Entries with chart source code:
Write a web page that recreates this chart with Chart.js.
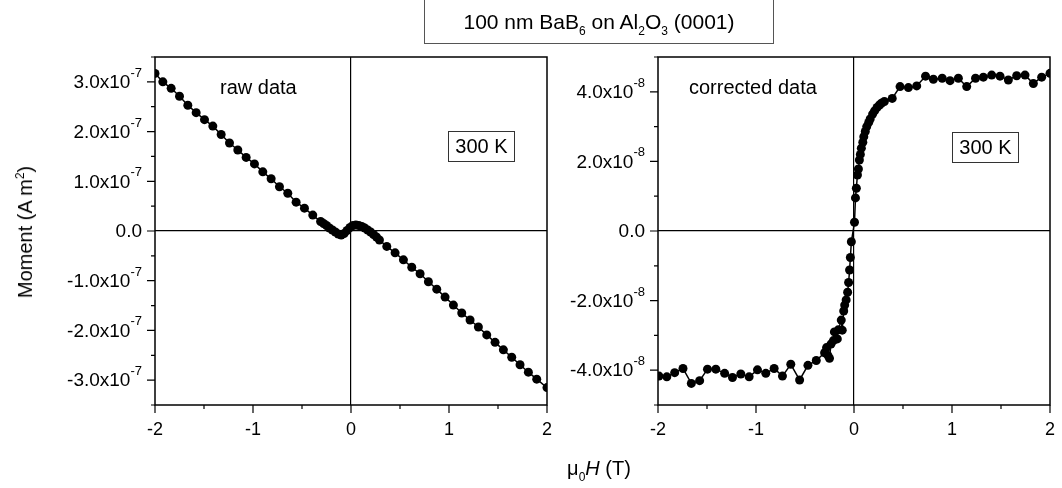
<!DOCTYPE html>
<html lang="en">
<head>
<meta charset="UTF-8">
<title>100 nm BaB6 on Al2O3 (0001)</title>
<script src="https://cdn.jsdelivr.net/npm/chart.js"></script>
<style>
  body { margin: 0; background: #fff; font-family: "Liberation Sans", Arial, sans-serif; color: #000; }
  #wrap { position: relative; width: 1062px; height: 488px; overflow: hidden; }
  .pane { position: absolute; top: 0; height: 488px; }
  .lbl { position: absolute; white-space: nowrap; line-height: 1; }
  .sub { font-size: 12px; position: relative; top: 6px; }
  .sup { font-size: 12px; position: relative; top: -8px; }
  #title { left: 424px; top: -1px; width: 348px; height: 43px; border: 1px solid #555;
           font-size: 21px; text-align: center; line-height: 44px; }
  .tbox { position: absolute; border: 1px solid #333; font-size: 20px; text-align: center;
          line-height: 29px; height: 29px; width: 65px; }
</style>
</head>
<body>
<div id="wrap">
  <div class="pane" style="left:0;width:560px"><canvas id="rawChart" width="560" height="488"></canvas></div>
  <div class="pane" style="left:560px;width:502px"><canvas id="corrChart" width="502" height="488"></canvas></div>

  <div id="title" class="lbl">100 nm BaB<span class="sub">6</span> on Al<span class="sub">2</span>O<span class="sub">3</span> (0001)</div>

  <div class="lbl" style="left:220px;top:77px;font-size:20px">raw data</div>
  <div class="lbl" style="left:689px;top:77px;font-size:20px">corrected data</div>
  <div class="tbox" style="left:448px;top:131px">300 K</div>
  <div class="tbox" style="left:952px;top:132px">300 K</div>

  <div class="lbl" style="left:25px;top:232px;font-size:20px;transform:translate(-50%,-50%) rotate(-90deg)">Moment (A m<span class="sup">2</span>)</div>
  <div class="lbl" style="left:599px;top:468px;font-size:20px;transform:translate(-50%,-50%)">&mu;<span class="sub">0</span><i>H</i> (T)</div>
</div>

<script>
// raw data: field (T) and moment (A m^2)
const rawField = [-2.00, -1.92, -1.835, -1.75, -1.665, -1.58, -1.495, -1.41, -1.325, -1.24,
  -1.155, -1.07, -0.985, -0.90, -0.815, -0.73, -0.645, -0.56, -0.475, -0.39,
  -0.31, -0.28, -0.25, -0.22, -0.19, -0.16, -0.13, -0.10, -0.07, -0.04,
  -0.01, 0.02, 0.05, 0.08, 0.11, 0.14, 0.17, 0.20, 0.23, 0.26,
  0.29, 0.365, 0.45, 0.535, 0.62, 0.705, 0.79, 0.875, 0.96, 1.045,
  1.13, 1.215, 1.30, 1.385, 1.47, 1.555, 1.64, 1.725, 1.81, 1.895, 2.00];
const rawMoment = [3.17e-7, 3.00e-7, 2.87e-7, 2.71e-7, 2.53e-7, 2.38e-7, 2.24e-7, 2.11e-7, 1.94e-7, 1.77e-7,
  1.63e-7, 1.48e-7, 1.35e-7, 1.19e-7, 1.05e-7, 0.89e-7, 0.76e-7, 0.58e-7, 0.46e-7, 0.32e-7,
  0.19e-7, 0.15e-7, 0.11e-7, 0.06e-7, 0.02e-7, -0.02e-7, -0.06e-7, -0.08e-7, -0.05e-7, 0.01e-7,
  0.07e-7, 0.11e-7, 0.12e-7, 0.11e-7, 0.09e-7, 0.06e-7, 0.02e-7, -0.02e-7, -0.07e-7, -0.12e-7,
  -0.18e-7, -0.31e-7, -0.44e-7, -0.58e-7, -0.73e-7, -0.86e-7, -1.02e-7, -1.17e-7, -1.33e-7, -1.49e-7,
  -1.65e-7, -1.79e-7, -1.93e-7, -2.09e-7, -2.24e-7, -2.39e-7, -2.54e-7, -2.69e-7, -2.84e-7, -2.98e-7, -3.15e-7];

// corrected data
const corrField = [-1.99, -1.91, -1.83, -1.745, -1.66, -1.575, -1.495, -1.41, -1.32, -1.24,
  -1.155, -1.07, -0.985, -0.90, -0.815, -0.73, -0.645, -0.555, -0.47, -0.385,
  -0.30, -0.28, -0.265, -0.25, -0.235, -0.21, -0.20, -0.17, -0.16, -0.13,
  -0.12, -0.105, -0.095, -0.08, -0.065, -0.055, -0.045, -0.037, -0.027, 0.005,
  0.015, 0.024, 0.035, 0.045, 0.055, 0.065, 0.075, 0.09, 0.10, 0.115,
  0.13, 0.15, 0.165, 0.19, 0.21, 0.235, 0.26, 0.28, 0.31, 0.39,
  0.47, 0.555, 0.64, 0.73, 0.81, 0.90, 0.98, 1.065, 1.15, 1.24,
  1.32, 1.405, 1.49, 1.575, 1.66, 1.745, 1.83, 1.915, 2.00];
const corrMoment = [-4.17e-8, -4.19e-8, -4.07e-8, -3.95e-8, -4.38e-8, -4.30e-8, -3.97e-8, -3.97e-8, -4.09e-8, -4.21e-8,
  -4.11e-8, -4.19e-8, -3.99e-8, -4.09e-8, -3.95e-8, -4.17e-8, -3.83e-8, -4.28e-8, -3.86e-8, -3.72e-8,
  -3.50e-8, -3.35e-8, -3.58e-8, -3.66e-8, -3.25e-8, -3.15e-8, -2.90e-8, -3.10e-8, -2.84e-8, -2.56e-8,
  -2.85e-8, -2.30e-8, -2.13e-8, -1.98e-8, -1.76e-8, -1.48e-8, -1.12e-8, -0.76e-8, -0.31e-8, 0.25e-8,
  0.95e-8, 1.23e-8, 1.61e-8, 1.78e-8, 2.04e-8, 2.20e-8, 2.38e-8, 2.55e-8, 2.71e-8, 2.86e-8,
  3.00e-8, 3.12e-8, 3.22e-8, 3.36e-8, 3.45e-8, 3.55e-8, 3.62e-8, 3.67e-8, 3.72e-8, 3.81e-8,
  4.15e-8, 4.12e-8, 4.17e-8, 4.45e-8, 4.36e-8, 4.39e-8, 4.32e-8, 4.39e-8, 4.15e-8, 4.39e-8,
  4.42e-8, 4.48e-8, 4.45e-8, 4.34e-8, 4.46e-8, 4.48e-8, 4.24e-8, 4.42e-8, 4.53e-8];

// labelled ticks
const fieldTicks = [-2, -1, 0, 1, 2];
const rawMomentTicks = [-3e-7, -2e-7, -1e-7, 0, 1e-7, 2e-7, 3e-7];
const corrMomentTicks = [-4e-8, -2e-8, 0, 2e-8, 4e-8];

const FONT = '"Liberation Sans", Arial, sans-serif';

// frame, outward ticks and y labels with superscript exponent
const framePlugin = {
  id: 'frame',
  afterDraw(chart, args, opts) {
    const { ctx, chartArea: a, scales: { x, y } } = chart;
    ctx.save();
    ctx.strokeStyle = '#000';
    ctx.lineWidth = 1.5;
    ctx.strokeRect(a.left, a.top, a.right - a.left, a.bottom - a.top);

    ctx.lineWidth = 1.2;
    ctx.beginPath();
    x.ticks.forEach(t => {
      const px = x.getPixelForValue(t.value);
      const len = Number.isInteger(t.value) ? 8 : 4;
      ctx.moveTo(px, a.bottom);
      ctx.lineTo(px, a.bottom + len);
    });
    y.ticks.forEach(t => {
      const py = y.getPixelForValue(t.value);
      const r = t.value / opts.major;
      const len = Math.abs(r - Math.round(r)) < 1e-6 ? 8 : 4;
      ctx.moveTo(a.left, py);
      ctx.lineTo(a.left - len, py);
    });
    ctx.stroke();

    ctx.fillStyle = '#000';
    opts.labels.forEach(v => {
      const py = y.getPixelForValue(v);
      const right = a.left - 13;
      if (Math.abs(v) < 1e-20) {
        ctx.font = '19px ' + FONT;
        ctx.textAlign = 'right';
        ctx.textBaseline = 'middle';
        ctx.fillText('0.0', right, py + 1);
        return;
      }
      const supTxt = String(opts.exp);
      const main = (v / Math.pow(10, opts.exp)).toFixed(1) + 'x10';
      ctx.font = '13px ' + FONT;
      const sw = ctx.measureText(supTxt).width;
      ctx.textAlign = 'left';
      ctx.textBaseline = 'alphabetic';
      ctx.fillText(supTxt, right - sw, py - 5);
      ctx.font = '19px ' + FONT;
      ctx.textAlign = 'right';
      ctx.textBaseline = 'middle';
      ctx.fillText(main, right - sw, py + 1);
    });
    ctx.restore();
  }
};

function zeroLine(c) {
  return c.tick && Math.abs(c.tick.value) < 1e-20 ? '#000' : 'rgba(0,0,0,0)';
}

function makePanel(id, xs, ys, yMin, yMax, yStep, yWidth, padRight, frameOpts) {
  return new Chart(document.getElementById(id), {
    type: 'scatter',
    data: {
      datasets: [{
        data: xs.map((v, i) => ({ x: v, y: ys[i] })),
        showLine: true,
        borderColor: '#000',
        borderWidth: 1.5,
        backgroundColor: '#000',
        pointRadius: 4.5,
        pointBorderWidth: 0,
        clip: 0
      }]
    },
    options: {
      responsive: false,
      animation: false,
      layout: { padding: { left: 0, right: padRight, top: 57, bottom: 43 } },
      plugins: { legend: { display: false }, tooltip: { enabled: false }, frame: frameOpts },
      scales: {
        x: {
          type: 'linear', min: -2, max: 2,
          border: { display: false },
          grid: { drawTicks: false, color: zeroLine, lineWidth: 1.2 },
          ticks: {
            stepSize: 0.5, padding: 14, color: '#000',
            font: { family: FONT, size: 18 },
            maxRotation: 0,
            callback: v => fieldTicks.includes(v) ? String(v) : ''
          },
          afterFit: s => { s.height = 40; s.paddingLeft = 0; s.paddingRight = 0; }
        },
        y: {
          type: 'linear', min: yMin, max: yMax,
          border: { display: false },
          grid: { drawTicks: false, color: zeroLine, lineWidth: 1.2 },
          ticks: { stepSize: yStep, display: false },
          afterFit: s => { s.width = yWidth; s.paddingTop = 0; s.paddingBottom = 0; }
        }
      }
    },
    plugins: [framePlugin]
  });
}

makePanel('rawChart', rawField, rawMoment, -3.5e-7, 3.5e-7, 0.5e-7, 155, 13,
  { major: 1e-7, exp: -7, labels: rawMomentTicks });
makePanel('corrChart', corrField, corrMoment, -5e-8, 5e-8, 1e-8, 98, 12,
  { major: 2e-8, exp: -8, labels: corrMomentTicks });
</script>
</body>
</html>
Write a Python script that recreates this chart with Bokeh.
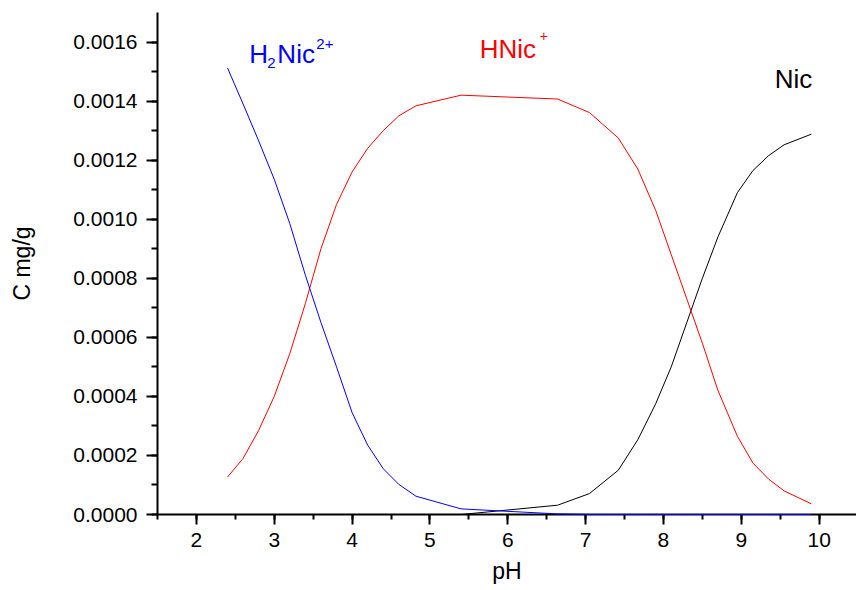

> _WHAT TO WORK ON_
Single out each line of the records above with the string "that" in it, and copy it.

> _RESULT OF THE TASK_
Write a web page that recreates this chart with Chart.js.
Write a Python script that recreates this chart with Bokeh.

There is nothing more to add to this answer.